Image © Malcolm Lubliner/Corbis

BIOGRAPHY

Frank Stella is an American artist born in 1936 in Malden, Massachusetts. After attending high school at Phillips Academy in Andover, he went on to Princeton University where he majored in history and painted. Early visits to New York art galleries influenced his artistic development, and he moved to New York in 1958 after graduation.

Stella's art was recognized for its innovation before he was twenty-five, and his works were featured in several exhibitions in the late 1950s and early 1960s. He joined dealer Leo Castelli's stable of artists in 1959. Stella's art cast aside illusionistic space for the physicality of the flat surface and deviated from the traditional rectangular-shaped canvas. Stella's work includes a range of series, including the Irregular Polygon canvases, Protractor series, and Polish Village series.

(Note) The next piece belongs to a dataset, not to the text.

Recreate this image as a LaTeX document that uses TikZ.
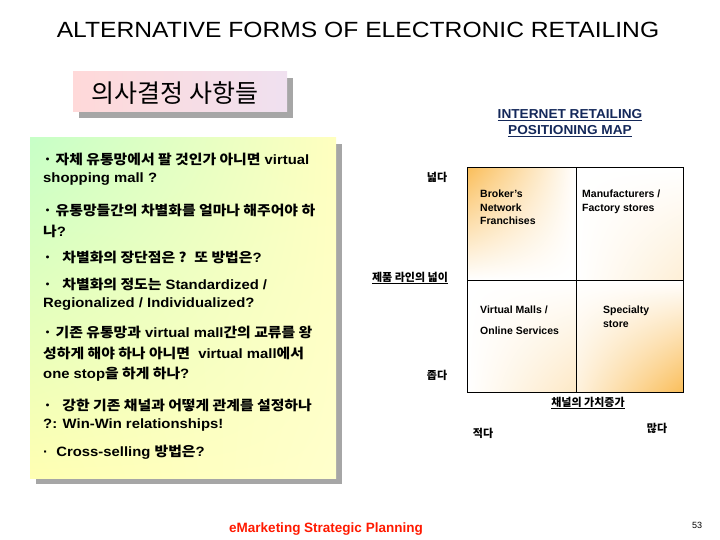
\documentclass[tikz,border=0pt]{standalone}
\usepackage{fontspec}
\usetikzlibrary{shadings}
\setmainfont{Liberation Sans}
\newfontfamily\krf{Noto Sans CJK KR}
\newcommand\K[1]{{\krf #1}}
\definecolor{qor}{RGB}{250,190,90}
\definecolor{navy}{RGB}{20,40,90}
\begin{document}
\begin{tikzpicture}[x=1pt,y=-1pt,
  ln/.style={anchor=west,font=\fontsize{13.5}{14}\selectfont\bfseries,inner sep=0pt,xscale=1.1},
  ax/.style={font=\fontsize{11}{13}\selectfont\bfseries\krf,inner sep=0pt},
  qt/.style={anchor=north west,font=\fontsize{10.5}{13.5}\selectfont\bfseries,align=left,inner sep=0pt}]
\useasboundingbox (0,0) rectangle (720,540);
\node[xscale=1.12] (title) at (358,30) {\fontsize{22}{24}\selectfont ALTERNATIVE FORMS OF ELECTRONIC RETAILING};
% pink box
\fill[gray!70] (79,78) rectangle (293,118);
\shade[left color=pink!60,right color=violet!12] (73,72) rectangle (287,112);
\node (hd) at (172,93) {\fontsize{25}{28}\selectfont\krf\ 의사결정 사항들};
% left box
\fill[gray!70] (36,144) rectangle (342,484);
\shade[upper left=green!22,upper right=yellow!25,lower left=yellow!30,lower right=yellow!20] (30,138) rectangle (336,478);
\node[ln] (l1) at (43,159) {\K{· 자체 유통망에서 팔 것인가 아니면} virtual};
\node[ln] (l2) at (43,179) {shopping mall ?};
\node[ln] (l3) at (43,210) {\K{· 유통망들간의 차별화를 얼마나 해주어야 하}};
\node[ln] (l4) at (43,231) {\K{나}?};
\node[ln] (l5) at (43,257) {\K{·\ \ \ 차별화의 장단점은 ? \ 또 방법은}?};
\node[ln] (l6) at (43,284) {\K{·\ \ \ 차별화의 정도는} Standardized /};
\node[ln] (l7) at (43,304) {Regionalized / Individualized?};
\node[ln] (l8) at (43,332) {\K{· 기존 유통망과} virtual mall\K{간의 교류를 왕}};
\node[ln] (l9) at (43,353) {\K{성하게 해야 하나 아니면} \ virtual mall\K{에서}};
\node[ln] (l10) at (43,374) {one stop\K{을 하게 하나}?};
\node[ln] (l11) at (43,405) {\K{·\ \ \ 강한 기존 채널과 어떻게 관계를 설정하나}};
\node[ln] (l12) at (43,425) {?: Win-Win relationships!};
\node[ln] (l13) at (43,452) {·\ \ Cross-selling \K{방법은}?};
% map title
\node[align=center,text=navy,font=\fontsize{13}{16}\selectfont\bfseries,xscale=1.05] (mt) at (570,123) {\underline{INTERNET RETAILING}\\\underline{POSITIONING MAP}};
% quadrants
\shade[upper left=qor,upper right=white,lower left=white,lower right=white] (467,168) rectangle (576,280);
\shade[upper left=white,upper right=white,lower left=white,lower right=qor!25] (576,168) rectangle (683,280);
\shade[upper left=white,upper right=white,lower left=white,lower right=qor!35] (467,280) rectangle (576,392);
\shade[upper left=white,upper right=white,lower left=qor!20,lower right=qor] (576,280) rectangle (683,392);
\draw[line width=1pt] (467,168) rectangle (683,392);
\draw[line width=1pt] (576,168) -- (576,392) (467,280) -- (683,280);
\node[qt] (q1) at (480,190) {Broker's\\Network\\Franchises};
\node[qt] (q2) at (582,190) {Manufacturers /\\Factory stores};
\node[qt] (q3) at (480,306) {Virtual Malls /};
\node[qt] (q3b) at (480,327) {Online Services};
\node[qt] (q4) at (600,306) {\ Specialty\\\ store};
% axes labels
\node[ax] (wide) at (437,177) {넓다};
\node[ax] (pl) at (410,278) {\underline{제품 라인의 넓이}};
\node[ax] (nar) at (437,375) {좁다};
\node[ax] (cv) at (588,403) {\underline{채널의 가치증가}};
\node[ax] (few) at (483,433) {적다};
\node[ax] (many) at (657,428) {많다};
% footer
\node[text=red!80!orange,font=\fontsize{13.5}{14}\selectfont\bfseries] (ft) at (326,529) {eMarketing Strategic Planning};
\node[font=\fontsize{9}{11}\selectfont] (pg) at (697,525) {53};
\end{tikzpicture}
\end{document}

During the 1970s and 1980s, Stella's minimalism became baroque, with curving forms, DayGlo colors, and scrawled brushstrokes. His prints of these decades combined various printmaking and drawing techniques. From the mid-1980s to the mid-1990s, Stella created a large body of work that responded to Herman Melville's Moby Dick. Stella's art has been included in several retrospectives in the United States, Europe, and Japan.

In addition to his extensive career in traditional art mediums, Frank Stella has recently expanded his artistic horizons into the world of NFTs. The legendary painter, sculptor, and printmaker is now offering a series of NFTs called "Geometries," which showcases 22 three-dimensional forms rendered in white.

Stella has received numerous honors, including an invitation from Harvard University to give the Charles Eliot Norton lectures in 1983–84. These talks were published by Harvard University Press in 1986. The artist continues to live and work in New York.